Integration: Advertising should focus on the single, strongest emotional payoff of the brand story—whether that’s security, joy, simplification, or empowerment. Use consistent brand characters, visual motifs, or a recurring sound signature across all ad formats. An effective ad makes the customer immediately think, "I know who that is, and I know what they stand for," within the first two seconds.
Goal: Deliver a compelling, instantaneous, and highly recognizable emotional message that connects directly back to your brand's ultimate promise.
Quality Control
The job isn't done once the content is launched. Continuous vigilance is required to prevent narrative drift.
Quarterly Brand Audits
Regularly perform a Brand Audit (I recommend quarterly) where you evaluate all current content—from the latest ad campaign to the least-read FAQ page.
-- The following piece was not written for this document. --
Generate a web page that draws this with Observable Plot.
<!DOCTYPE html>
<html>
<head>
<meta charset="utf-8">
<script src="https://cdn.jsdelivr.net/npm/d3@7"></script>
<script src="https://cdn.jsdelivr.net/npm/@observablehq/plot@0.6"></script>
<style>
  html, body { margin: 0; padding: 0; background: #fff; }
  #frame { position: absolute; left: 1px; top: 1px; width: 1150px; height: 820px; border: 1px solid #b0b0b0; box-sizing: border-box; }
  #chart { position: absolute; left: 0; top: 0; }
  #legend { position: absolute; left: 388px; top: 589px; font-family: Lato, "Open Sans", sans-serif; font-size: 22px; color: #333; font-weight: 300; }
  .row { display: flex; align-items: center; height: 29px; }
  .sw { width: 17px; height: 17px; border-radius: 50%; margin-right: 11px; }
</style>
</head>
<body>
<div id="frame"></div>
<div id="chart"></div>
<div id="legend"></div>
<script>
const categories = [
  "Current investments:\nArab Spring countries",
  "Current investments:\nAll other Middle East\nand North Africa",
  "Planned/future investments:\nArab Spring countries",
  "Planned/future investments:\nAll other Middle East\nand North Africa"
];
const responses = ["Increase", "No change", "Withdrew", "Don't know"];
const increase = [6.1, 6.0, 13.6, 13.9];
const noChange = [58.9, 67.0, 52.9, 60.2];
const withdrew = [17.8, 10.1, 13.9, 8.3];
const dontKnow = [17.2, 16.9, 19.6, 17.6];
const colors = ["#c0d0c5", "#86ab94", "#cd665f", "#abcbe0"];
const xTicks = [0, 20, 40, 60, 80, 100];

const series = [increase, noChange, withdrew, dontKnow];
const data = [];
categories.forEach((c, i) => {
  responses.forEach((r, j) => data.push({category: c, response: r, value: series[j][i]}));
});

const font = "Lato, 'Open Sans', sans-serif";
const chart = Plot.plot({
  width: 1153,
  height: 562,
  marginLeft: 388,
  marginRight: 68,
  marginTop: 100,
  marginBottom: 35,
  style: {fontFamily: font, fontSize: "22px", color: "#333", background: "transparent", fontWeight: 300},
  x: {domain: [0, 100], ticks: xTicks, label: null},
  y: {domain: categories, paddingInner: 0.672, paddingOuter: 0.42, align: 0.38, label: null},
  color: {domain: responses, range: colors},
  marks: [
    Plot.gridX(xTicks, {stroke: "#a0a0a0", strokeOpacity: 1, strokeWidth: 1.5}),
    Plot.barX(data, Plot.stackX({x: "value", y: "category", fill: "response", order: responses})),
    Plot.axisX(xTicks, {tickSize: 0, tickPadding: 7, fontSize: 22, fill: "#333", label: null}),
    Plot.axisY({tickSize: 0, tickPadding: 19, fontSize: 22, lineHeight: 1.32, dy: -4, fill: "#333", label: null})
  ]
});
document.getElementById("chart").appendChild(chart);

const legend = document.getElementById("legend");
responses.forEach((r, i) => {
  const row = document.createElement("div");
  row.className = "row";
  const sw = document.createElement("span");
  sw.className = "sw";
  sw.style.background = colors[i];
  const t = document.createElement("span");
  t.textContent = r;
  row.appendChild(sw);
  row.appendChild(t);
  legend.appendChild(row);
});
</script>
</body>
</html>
Hold each up to the standards set in the Narrative Bible. Create a simple scorecard for your marketing team: Does this content align with our established Voice? Does it directly support our Mission? If the answer is no, the content needs to be revised or retired.
Internal Alignment
Narrative consistency is not just a marketing problem. It’s an internal culture problem. Train all team members who interact with the public on the core narrative. That includes content creators, sales, customer service, and even HR. The story must be an internal belief before it can become a credible external promise. When a customer service agent speaks the same language as your website's founder, the brand achieves true narrative harmony.
Listener Feedback
Actively monitor customer feedback and reviews—not just for quality assurance, but also for consistency signals. Are customers repeating the brand's intended message back to you? If your goal is "simplicity" but customers frequently complain about confusing features, your narrative is failing to integrate into your product experience.
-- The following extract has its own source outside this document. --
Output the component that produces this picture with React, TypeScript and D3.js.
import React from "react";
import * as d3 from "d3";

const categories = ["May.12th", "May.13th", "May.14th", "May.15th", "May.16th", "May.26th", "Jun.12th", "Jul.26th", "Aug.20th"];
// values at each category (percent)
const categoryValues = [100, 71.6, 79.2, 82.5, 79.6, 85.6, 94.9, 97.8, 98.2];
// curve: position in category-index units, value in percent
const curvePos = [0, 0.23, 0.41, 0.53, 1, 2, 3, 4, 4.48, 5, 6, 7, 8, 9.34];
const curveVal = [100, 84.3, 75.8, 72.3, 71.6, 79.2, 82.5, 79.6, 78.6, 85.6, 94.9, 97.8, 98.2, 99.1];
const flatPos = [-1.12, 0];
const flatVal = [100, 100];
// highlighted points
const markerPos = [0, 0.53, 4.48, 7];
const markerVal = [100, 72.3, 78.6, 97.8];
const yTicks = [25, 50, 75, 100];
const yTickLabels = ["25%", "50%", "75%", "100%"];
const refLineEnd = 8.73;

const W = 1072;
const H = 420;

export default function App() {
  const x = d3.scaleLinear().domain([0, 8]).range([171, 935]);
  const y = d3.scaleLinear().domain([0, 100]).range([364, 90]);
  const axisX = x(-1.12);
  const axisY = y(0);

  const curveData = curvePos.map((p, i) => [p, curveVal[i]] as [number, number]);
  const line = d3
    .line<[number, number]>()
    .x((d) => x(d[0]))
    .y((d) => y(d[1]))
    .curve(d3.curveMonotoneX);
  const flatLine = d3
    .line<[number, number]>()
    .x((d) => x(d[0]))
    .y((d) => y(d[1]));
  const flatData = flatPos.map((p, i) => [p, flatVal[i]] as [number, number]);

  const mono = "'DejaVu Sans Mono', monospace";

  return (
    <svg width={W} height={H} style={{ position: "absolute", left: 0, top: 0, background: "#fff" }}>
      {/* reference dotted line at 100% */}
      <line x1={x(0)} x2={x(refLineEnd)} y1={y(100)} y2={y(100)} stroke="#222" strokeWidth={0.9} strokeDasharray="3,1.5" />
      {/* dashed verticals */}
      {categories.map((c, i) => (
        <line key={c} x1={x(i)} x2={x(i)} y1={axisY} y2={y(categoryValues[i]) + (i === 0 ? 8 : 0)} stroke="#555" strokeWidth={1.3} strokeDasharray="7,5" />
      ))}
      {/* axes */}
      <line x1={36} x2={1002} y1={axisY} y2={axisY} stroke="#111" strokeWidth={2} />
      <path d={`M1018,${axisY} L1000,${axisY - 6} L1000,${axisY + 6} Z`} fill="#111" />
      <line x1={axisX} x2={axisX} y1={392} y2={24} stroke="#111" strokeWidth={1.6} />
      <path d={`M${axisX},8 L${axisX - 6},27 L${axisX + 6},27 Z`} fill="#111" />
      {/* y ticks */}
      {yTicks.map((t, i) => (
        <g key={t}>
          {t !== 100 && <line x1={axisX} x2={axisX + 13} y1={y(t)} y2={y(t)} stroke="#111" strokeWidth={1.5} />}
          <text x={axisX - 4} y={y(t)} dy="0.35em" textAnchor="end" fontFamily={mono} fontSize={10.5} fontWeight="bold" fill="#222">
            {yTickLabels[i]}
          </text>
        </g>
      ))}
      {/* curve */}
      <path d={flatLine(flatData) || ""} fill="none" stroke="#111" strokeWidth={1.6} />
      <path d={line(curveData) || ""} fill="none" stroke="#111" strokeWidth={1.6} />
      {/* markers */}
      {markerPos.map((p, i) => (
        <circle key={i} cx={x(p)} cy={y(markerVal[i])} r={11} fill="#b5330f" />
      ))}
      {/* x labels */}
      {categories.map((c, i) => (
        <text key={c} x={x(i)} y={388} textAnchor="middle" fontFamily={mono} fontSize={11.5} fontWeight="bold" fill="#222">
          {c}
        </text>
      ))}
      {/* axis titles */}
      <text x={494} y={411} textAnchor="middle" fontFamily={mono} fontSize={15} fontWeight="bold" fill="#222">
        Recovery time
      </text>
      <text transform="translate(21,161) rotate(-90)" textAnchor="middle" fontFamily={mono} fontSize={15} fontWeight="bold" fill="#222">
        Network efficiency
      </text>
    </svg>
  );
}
Brand storytelling is not simply a marketing tactic. It is the operating system of your entire brand. When done well, it eliminates confusion and makes everything from a fleeting ad impression to a lengthy support chat feel like a unified chapter in a single, compelling book. By prioritizing narrative continuity, you can eliminate the potential of narrative drift. More importantly, you can move beyond selling a product and successfully build a community around a shared belief.